Work to complete:
Take the lines of the data below from the very first through the line containing "const cutModel = [24, 86];" and output them exactly, pictures excluded.

Information shown:

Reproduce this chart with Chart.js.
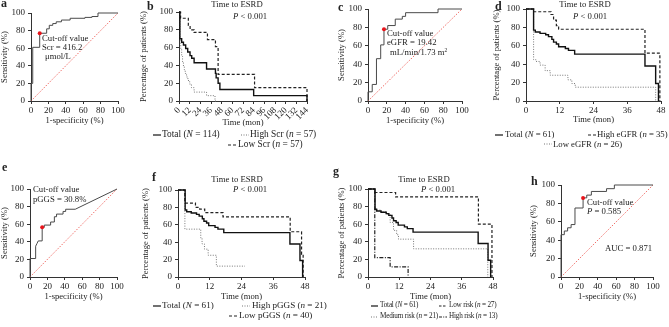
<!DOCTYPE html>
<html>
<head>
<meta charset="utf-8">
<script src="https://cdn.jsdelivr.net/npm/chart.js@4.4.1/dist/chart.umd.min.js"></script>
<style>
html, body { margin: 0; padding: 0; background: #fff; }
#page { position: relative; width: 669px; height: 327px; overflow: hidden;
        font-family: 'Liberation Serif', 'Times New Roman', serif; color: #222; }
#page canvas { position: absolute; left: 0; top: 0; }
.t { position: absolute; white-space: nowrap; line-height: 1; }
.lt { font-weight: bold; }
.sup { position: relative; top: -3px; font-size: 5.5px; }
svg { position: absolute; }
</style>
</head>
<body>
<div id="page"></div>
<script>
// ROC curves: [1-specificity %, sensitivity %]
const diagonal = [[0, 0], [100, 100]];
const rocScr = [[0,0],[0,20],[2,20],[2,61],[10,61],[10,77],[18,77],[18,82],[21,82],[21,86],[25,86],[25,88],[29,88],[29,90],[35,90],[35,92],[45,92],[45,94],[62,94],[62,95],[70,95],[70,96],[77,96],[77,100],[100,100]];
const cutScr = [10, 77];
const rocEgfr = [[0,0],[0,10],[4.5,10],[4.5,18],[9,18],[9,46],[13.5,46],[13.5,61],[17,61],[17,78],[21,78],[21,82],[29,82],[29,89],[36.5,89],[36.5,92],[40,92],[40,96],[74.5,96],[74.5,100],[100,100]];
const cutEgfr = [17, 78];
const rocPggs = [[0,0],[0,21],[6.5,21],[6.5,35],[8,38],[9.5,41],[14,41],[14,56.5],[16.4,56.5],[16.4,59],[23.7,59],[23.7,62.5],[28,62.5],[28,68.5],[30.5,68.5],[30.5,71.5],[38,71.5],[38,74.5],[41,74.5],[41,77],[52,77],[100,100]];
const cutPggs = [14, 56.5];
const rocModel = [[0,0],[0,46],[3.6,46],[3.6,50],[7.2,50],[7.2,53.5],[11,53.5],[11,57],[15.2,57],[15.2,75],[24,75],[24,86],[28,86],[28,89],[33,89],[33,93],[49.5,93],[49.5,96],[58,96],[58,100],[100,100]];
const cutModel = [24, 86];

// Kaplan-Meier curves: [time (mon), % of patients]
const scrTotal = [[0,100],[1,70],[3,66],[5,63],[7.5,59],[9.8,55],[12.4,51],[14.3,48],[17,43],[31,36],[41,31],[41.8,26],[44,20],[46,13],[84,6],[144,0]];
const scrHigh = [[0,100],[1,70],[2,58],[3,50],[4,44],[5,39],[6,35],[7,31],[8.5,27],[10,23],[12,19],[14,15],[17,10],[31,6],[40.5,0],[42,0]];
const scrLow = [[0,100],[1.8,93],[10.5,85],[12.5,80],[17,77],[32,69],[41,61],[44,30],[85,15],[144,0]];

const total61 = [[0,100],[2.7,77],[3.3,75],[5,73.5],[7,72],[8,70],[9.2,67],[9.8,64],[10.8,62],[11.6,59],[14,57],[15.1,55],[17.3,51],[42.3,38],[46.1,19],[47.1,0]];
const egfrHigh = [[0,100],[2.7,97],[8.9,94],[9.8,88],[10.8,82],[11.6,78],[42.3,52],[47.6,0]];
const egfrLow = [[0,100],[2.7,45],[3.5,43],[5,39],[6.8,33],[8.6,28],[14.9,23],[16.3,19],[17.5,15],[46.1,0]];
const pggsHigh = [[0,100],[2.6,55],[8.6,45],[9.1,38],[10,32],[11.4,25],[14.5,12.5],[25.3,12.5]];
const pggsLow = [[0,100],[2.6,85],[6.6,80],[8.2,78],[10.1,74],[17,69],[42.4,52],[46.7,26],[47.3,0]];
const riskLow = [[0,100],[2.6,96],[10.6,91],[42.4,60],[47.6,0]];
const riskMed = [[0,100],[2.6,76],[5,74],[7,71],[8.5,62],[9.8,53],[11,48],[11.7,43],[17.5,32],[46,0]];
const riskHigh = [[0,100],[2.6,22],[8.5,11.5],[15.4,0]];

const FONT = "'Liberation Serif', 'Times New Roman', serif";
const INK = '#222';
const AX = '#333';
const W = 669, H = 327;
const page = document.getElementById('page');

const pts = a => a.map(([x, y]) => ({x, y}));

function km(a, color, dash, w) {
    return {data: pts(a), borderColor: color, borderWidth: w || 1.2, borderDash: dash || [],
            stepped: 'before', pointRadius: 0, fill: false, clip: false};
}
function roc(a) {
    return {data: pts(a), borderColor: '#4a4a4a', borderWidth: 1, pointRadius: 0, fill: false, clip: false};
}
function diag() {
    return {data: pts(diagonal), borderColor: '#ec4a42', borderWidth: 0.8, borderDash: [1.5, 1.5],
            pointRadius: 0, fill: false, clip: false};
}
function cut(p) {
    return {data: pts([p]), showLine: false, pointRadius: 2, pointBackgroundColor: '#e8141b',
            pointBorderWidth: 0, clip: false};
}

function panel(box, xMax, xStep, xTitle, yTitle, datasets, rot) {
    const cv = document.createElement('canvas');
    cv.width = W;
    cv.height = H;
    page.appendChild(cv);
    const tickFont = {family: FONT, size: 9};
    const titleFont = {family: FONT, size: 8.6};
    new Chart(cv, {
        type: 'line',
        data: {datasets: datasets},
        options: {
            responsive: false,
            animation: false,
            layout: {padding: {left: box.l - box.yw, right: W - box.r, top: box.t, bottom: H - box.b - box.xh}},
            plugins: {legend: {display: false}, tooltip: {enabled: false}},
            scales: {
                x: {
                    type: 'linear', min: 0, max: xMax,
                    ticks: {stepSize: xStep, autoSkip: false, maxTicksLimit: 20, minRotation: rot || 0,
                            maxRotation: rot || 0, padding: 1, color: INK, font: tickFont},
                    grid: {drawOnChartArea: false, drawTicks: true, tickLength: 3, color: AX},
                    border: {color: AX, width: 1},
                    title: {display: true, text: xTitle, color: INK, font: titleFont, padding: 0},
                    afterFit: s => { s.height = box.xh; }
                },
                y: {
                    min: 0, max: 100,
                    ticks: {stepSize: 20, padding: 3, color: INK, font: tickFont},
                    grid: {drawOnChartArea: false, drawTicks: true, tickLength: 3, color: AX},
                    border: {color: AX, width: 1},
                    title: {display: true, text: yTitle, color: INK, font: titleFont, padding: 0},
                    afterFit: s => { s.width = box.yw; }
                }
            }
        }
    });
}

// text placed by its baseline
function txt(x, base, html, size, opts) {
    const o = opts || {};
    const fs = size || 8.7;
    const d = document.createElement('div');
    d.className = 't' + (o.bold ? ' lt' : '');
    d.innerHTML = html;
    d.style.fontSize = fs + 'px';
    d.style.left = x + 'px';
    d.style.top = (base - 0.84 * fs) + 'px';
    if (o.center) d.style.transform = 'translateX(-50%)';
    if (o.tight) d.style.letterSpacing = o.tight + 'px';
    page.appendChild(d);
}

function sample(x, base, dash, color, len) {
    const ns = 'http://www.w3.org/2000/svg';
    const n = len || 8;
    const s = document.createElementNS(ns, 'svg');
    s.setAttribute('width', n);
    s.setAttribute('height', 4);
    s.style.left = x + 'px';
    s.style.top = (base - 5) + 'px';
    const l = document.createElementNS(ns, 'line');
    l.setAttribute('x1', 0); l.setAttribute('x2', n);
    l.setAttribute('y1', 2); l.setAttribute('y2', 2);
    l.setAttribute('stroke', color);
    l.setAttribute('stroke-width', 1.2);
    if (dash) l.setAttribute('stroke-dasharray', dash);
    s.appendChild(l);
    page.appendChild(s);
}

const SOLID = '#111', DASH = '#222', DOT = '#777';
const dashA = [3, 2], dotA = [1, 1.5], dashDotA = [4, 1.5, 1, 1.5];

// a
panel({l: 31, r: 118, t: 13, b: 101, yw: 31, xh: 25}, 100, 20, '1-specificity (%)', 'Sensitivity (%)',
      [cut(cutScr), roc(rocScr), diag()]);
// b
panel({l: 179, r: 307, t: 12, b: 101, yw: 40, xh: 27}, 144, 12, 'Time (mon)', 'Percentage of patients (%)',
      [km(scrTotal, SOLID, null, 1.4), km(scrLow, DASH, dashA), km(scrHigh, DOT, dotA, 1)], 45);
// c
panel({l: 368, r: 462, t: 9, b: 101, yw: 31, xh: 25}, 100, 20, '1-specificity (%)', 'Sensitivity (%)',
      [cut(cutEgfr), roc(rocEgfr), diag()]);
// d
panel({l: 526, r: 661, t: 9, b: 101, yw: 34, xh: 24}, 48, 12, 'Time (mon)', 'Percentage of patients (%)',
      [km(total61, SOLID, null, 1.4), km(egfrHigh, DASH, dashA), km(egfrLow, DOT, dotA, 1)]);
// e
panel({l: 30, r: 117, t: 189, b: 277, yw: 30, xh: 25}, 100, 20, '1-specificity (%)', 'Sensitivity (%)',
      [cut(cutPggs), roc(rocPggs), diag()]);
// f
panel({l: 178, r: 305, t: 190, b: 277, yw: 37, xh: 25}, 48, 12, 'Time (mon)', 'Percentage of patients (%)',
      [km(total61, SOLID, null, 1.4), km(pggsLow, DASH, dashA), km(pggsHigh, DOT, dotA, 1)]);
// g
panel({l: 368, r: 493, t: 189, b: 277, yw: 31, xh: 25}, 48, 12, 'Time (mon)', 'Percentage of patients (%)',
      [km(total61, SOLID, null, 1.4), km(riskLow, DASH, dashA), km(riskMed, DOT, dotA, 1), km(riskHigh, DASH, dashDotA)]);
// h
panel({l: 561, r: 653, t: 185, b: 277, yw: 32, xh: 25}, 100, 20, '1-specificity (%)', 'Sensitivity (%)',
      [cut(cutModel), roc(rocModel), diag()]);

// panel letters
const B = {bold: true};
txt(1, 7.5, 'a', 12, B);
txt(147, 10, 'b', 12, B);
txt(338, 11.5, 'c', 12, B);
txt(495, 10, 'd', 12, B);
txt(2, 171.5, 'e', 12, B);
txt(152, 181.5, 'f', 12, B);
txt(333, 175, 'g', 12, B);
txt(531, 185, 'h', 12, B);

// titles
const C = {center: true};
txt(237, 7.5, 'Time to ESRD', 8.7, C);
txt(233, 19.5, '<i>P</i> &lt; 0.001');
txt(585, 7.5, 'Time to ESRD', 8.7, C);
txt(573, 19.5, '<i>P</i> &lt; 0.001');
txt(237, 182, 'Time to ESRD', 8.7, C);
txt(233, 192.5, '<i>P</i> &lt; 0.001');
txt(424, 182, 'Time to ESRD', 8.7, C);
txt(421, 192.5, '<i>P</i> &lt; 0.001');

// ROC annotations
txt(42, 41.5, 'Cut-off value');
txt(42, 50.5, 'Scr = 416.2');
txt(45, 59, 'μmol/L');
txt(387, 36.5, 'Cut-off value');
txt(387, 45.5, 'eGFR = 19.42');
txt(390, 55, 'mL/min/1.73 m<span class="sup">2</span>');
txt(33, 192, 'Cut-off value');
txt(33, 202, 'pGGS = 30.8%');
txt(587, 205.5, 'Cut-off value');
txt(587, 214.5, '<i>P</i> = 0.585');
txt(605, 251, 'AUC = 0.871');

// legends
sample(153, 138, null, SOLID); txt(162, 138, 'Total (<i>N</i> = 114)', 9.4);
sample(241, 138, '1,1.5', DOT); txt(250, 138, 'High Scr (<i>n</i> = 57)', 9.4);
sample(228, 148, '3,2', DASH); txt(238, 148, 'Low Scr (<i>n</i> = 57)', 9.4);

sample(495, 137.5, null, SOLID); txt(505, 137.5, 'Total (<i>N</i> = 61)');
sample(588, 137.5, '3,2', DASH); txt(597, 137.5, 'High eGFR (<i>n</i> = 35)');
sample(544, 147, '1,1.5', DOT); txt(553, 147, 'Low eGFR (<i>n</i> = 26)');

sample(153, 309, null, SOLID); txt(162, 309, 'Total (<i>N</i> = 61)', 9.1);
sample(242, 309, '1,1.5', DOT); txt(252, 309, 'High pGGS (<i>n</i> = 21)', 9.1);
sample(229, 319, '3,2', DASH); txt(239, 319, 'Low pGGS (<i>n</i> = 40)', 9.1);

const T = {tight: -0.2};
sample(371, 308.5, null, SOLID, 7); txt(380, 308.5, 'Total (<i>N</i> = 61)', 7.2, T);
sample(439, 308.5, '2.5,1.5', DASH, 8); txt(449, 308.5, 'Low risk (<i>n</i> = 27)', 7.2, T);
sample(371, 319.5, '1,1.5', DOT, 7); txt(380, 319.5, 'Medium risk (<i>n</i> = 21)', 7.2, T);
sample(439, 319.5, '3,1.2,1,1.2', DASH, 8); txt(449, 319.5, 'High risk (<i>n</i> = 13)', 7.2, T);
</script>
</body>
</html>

Task response:
Reproduce this chart with Chart.js.
<!DOCTYPE html>
<html>
<head>
<meta charset="utf-8">
<script src="https://cdn.jsdelivr.net/npm/chart.js@4.4.1/dist/chart.umd.min.js"></script>
<style>
html, body { margin: 0; padding: 0; background: #fff; }
#page { position: relative; width: 669px; height: 327px; overflow: hidden;
        font-family: 'Liberation Serif', 'Times New Roman', serif; color: #222; }
#page canvas { position: absolute; left: 0; top: 0; }
.t { position: absolute; white-space: nowrap; line-height: 1; }
.lt { font-weight: bold; }
.sup { position: relative; top: -3px; font-size: 5.5px; }
svg { position: absolute; }
</style>
</head>
<body>
<div id="page"></div>
<script>
// ROC curves: [1-specificity %, sensitivity %]
const diagonal = [[0, 0], [100, 100]];
const rocScr = [[0,0],[0,20],[2,20],[2,61],[10,61],[10,77],[18,77],[18,82],[21,82],[21,86],[25,86],[25,88],[29,88],[29,90],[35,90],[35,92],[45,92],[45,94],[62,94],[62,95],[70,95],[70,96],[77,96],[77,100],[100,100]];
const cutScr = [10, 77];
const rocEgfr = [[0,0],[0,10],[4.5,10],[4.5,18],[9,18],[9,46],[13.5,46],[13.5,61],[17,61],[17,78],[21,78],[21,82],[29,82],[29,89],[36.5,89],[36.5,92],[40,92],[40,96],[74.5,96],[74.5,100],[100,100]];
const cutEgfr = [17, 78];
const rocPggs = [[0,0],[0,21],[6.5,21],[6.5,35],[8,38],[9.5,41],[14,41],[14,56.5],[16.4,56.5],[16.4,59],[23.7,59],[23.7,62.5],[28,62.5],[28,68.5],[30.5,68.5],[30.5,71.5],[38,71.5],[38,74.5],[41,74.5],[41,77],[52,77],[100,100]];
const cutPggs = [14, 56.5];
const rocModel = [[0,0],[0,46],[3.6,46],[3.6,50],[7.2,50],[7.2,53.5],[11,53.5],[11,57],[15.2,57],[15.2,75],[24,75],[24,86],[28,86],[28,89],[33,89],[33,93],[49.5,93],[49.5,96],[58,96],[58,100],[100,100]];
const cutModel = [24, 86];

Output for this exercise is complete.